The Channel`s Anti-Recession TrendsBy Pedro Pereira | Posted 2008-03-20 Email Print
Re-Thinking HR: What Every CIO Needs to Know About Tomorrow's Workforce
It may be a different kind of recession, but some fundamentals about the solution provider business still hold true.
It’s starting to feel silly. Since the fall, I have taken every opportunity to ask solution providers whether they are feeling any effects of the economic downturn.
Counter to any reasonable expectations, considering the ongoing barrage of bad news about the economy, the answer has remained essentially the same. Since the fall, most solution providers say they have felt little or no effects, and some say they are even enjoying healthy growth.
Still, a few acknowledge that customers are putting off certain capital purchases, if for no reason other than reacting to the constant pundit pounding about the economy.
That the economy is floundering seems indisputable at this point, and some experts believe we are already in recession. But of course we won’t know for sure until months from now when all the relevant figures are collected and digested. It’s a funny thing, almost like someone telling you, "Yes, that sensation of stillness you’ve had for a while is indeed because you’ve been dead for a while."
Among solution providers, despite their experiences thus far, the worry that things could take a turn for the worse is palpable. During a recent conversation, one solution provider, after going out of his way to tell me it’s business as usual, tempered his comments with words to this effect: "But the downturn will come sooner or later, and we’ll have to be ready for that."
The channel, after all, has seen bad times. Anyone who’s been around more than five or six years knows all too well how meager business prospects can get. By the time the recession that followed the Y2K craze, the dot-com bust and the Sept. 11 terror attacks gripped the community at large, the IT sector and the channel already had been feeling the pain for a while.
But what’s encouraging about the current situation, the failure of Vista to boost channel business notwithstanding, is the evolution of certain channel trends with serious potential for solution providers.
Managed services, which not long ago were dismissed by skeptics as hype or a myth, are definitely catching fire. In a recent Ziff Davis Enterprise survey, 39 percent of IT managers polled said they plan to increase spending on managed services. Poll results also indicated that IT managers are embracing remote backup and business continuity services as well as the outsourcing of some IT functions to service providers.
The ongoing trend toward virtualization and server consolidation also bodes well for solution providers, especially those serving midsize companies that stand to benefit financially by cutting down the costs of processing, cooling and electricity.

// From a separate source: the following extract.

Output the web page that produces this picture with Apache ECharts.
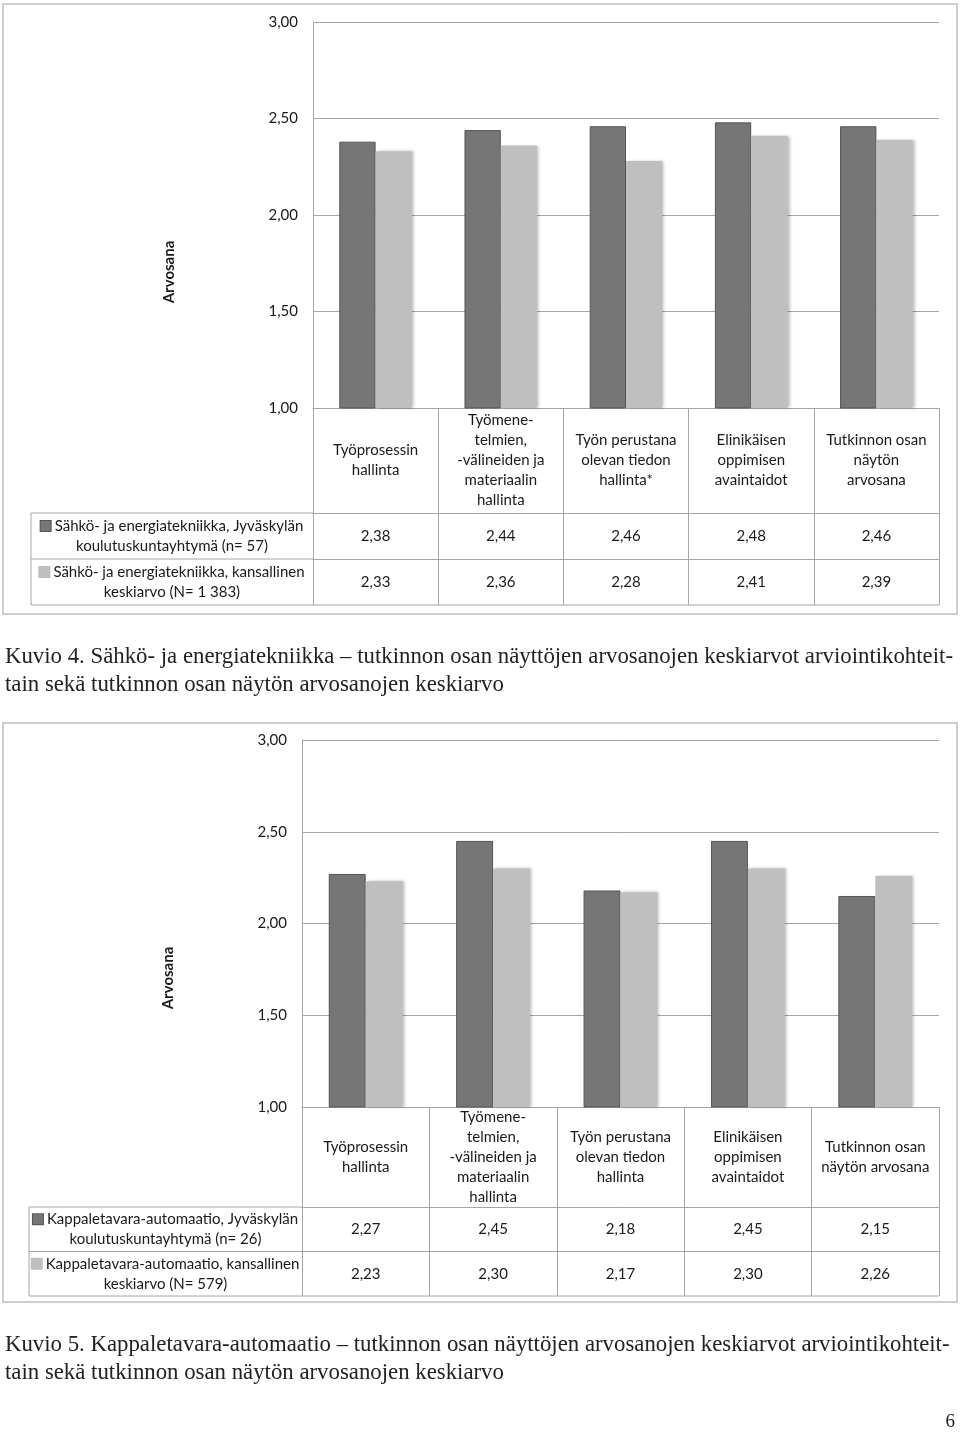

Other IT trends such as network access control (NAC), unified communications and digital signage are sure to continue generating respectable profits for channel companies specializing in those areas.
And, of course, let’s not forget the power of small and midsize businesses to keep the economy humming. While large corporations leap, crouch, merge and fall apart, the SMB market continues to spend.
Realistically, even those companies will be extra cautious about their IT spending as other costs of doing business, such as gasoline and heating, increase, but that will play to the hands of the channel to some extent because models such as managed services and software as a service will increasingly make more sense for them.
With these trends in mind, the apparent dismissal of an economic downturn by solution providers is justifiable. At least for now. Things have changed since the last recession. What hasn’t changed is what solution providers already know: They must remain diligent about the business, and they must stay on top of technical and market developments with the potential to move the business forward.